FIS's Prophet Actuarial Library Development Tea

Modelling team of the Year, FIS's Prophet Actuarial Library Development Team

The IFRS 17 accounting standard - which is expected to be implemented in January 2022 - challenges insurers to update their existing models to deal with the granularity of output needed.

For FIS's Prophet actuarial library development team, coping with a standard that last year was still in flux, and where interpretations continue to emerge, has been a significant challenge.

The team is responsible for the standard libraries of actuarial formulas, example models and templates that are supplied as part of the Prophet software suite, and it performs a vital role.

Oscar Weafer, FIS's director of risk solutions management and strategy, says: "Being one of, if not the only, vendor to provide end-to-end IFRS 17 reporting capabilities spanning both actuarial and accounting systems, the Prophet models have been designed to minimise the volume of data that is managed and is targeted at producing the results needed, in the format needed, by finance teams."

According to Weafer, this has meant the actuarial library development team needed to understand data transformations that take place post production, and the format and granularity of information needed to populate ledger systems using double-entry accounting – and use this information to drive the design of the enhancements being made to models.

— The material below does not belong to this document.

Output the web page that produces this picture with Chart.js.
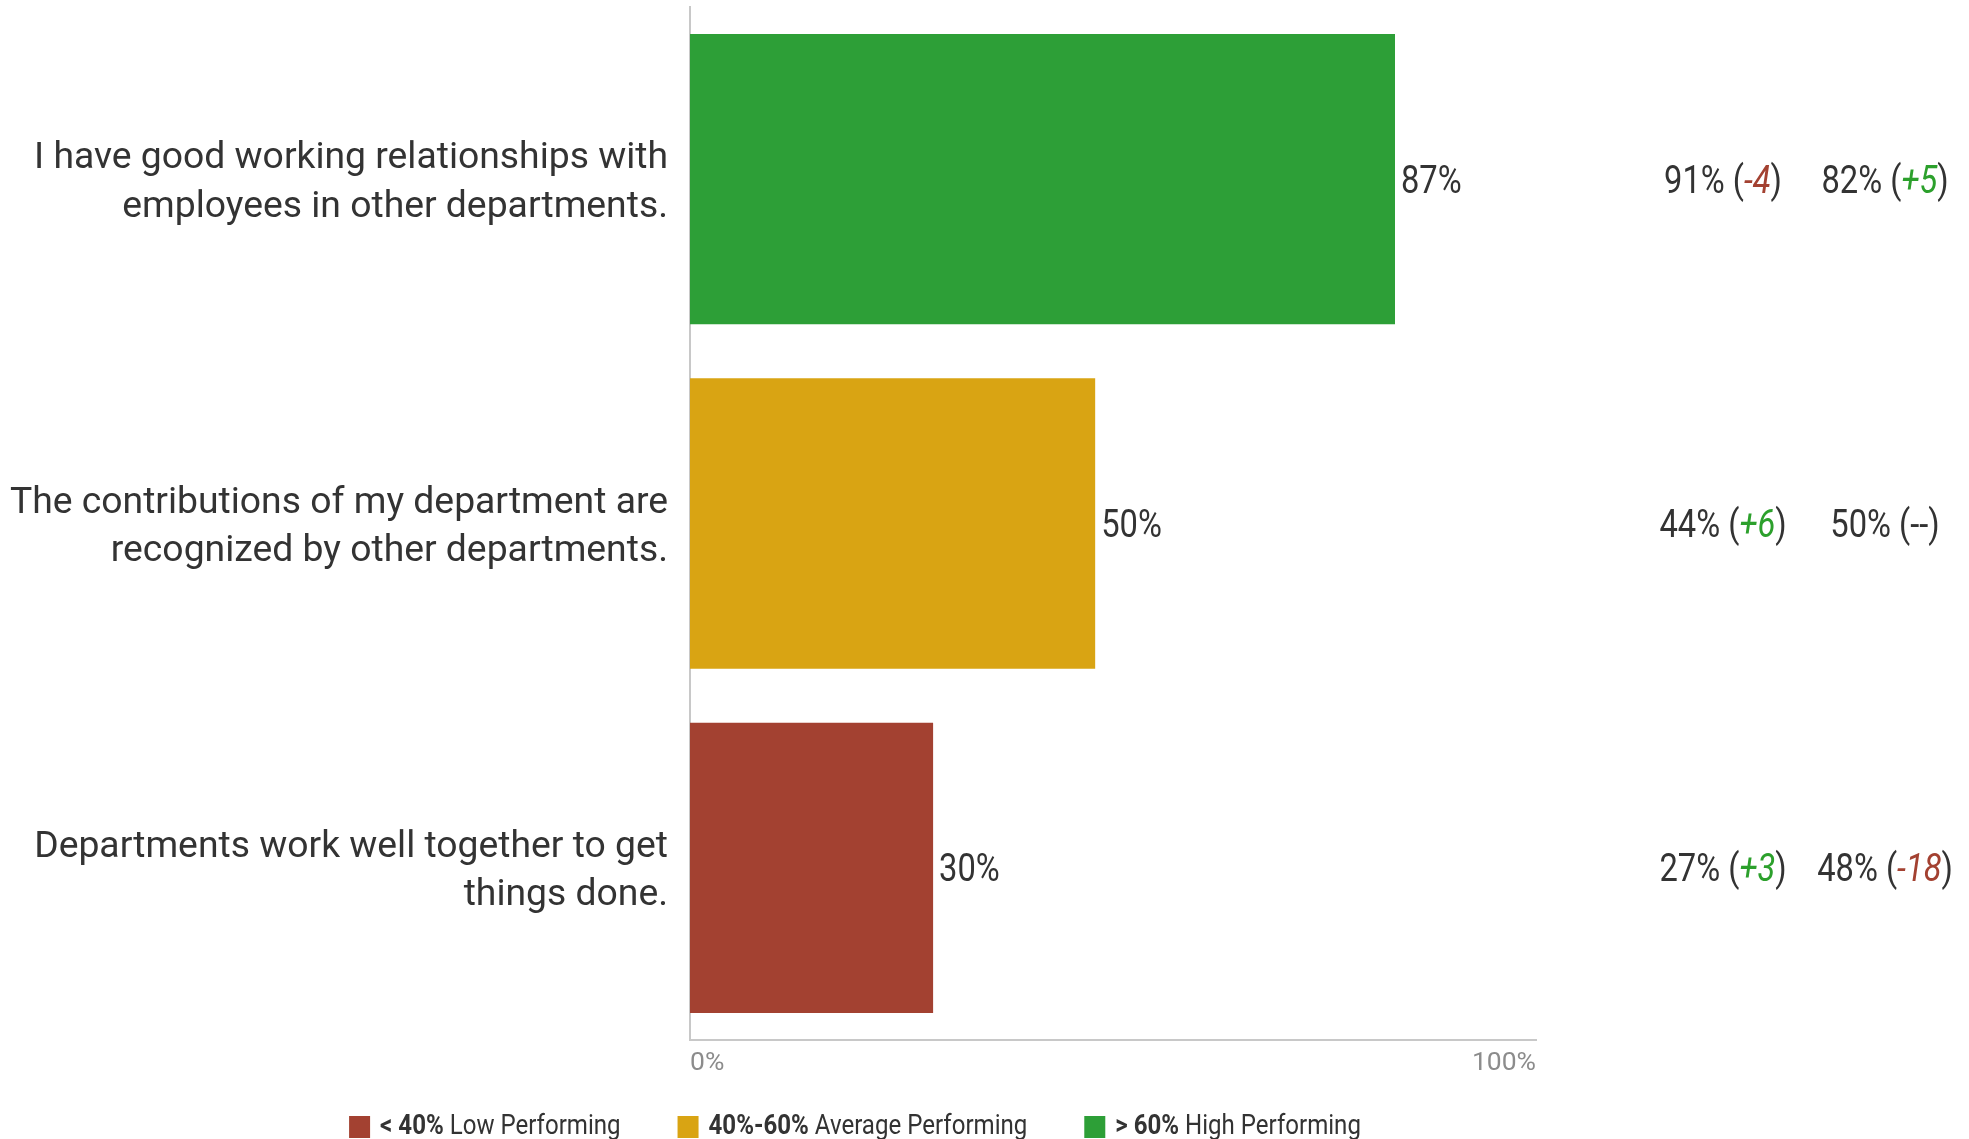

He explains: "Using this knowledge, the team made available an IFRS 17 Toolkit that provides a template end-to-end model and process for reporting, covering the sourcing of data, performing the calculations and populating the ledger. The result is a way of insurers getting a sample IFRS 17 process running very quickly."

Among the team's achievements, in the first half of 2019, it devised a new method of allowing for scenario testing and general planning through projections of IFRS 17 accounts.

The upcoming Long Duration Targeted Improvements (LDTI) accounting standard gives US insurers much the same kind of challenge as IFRS presents in other countries. However, in addition to material calculation changes, the data needs of insurers are much greater under LDTI.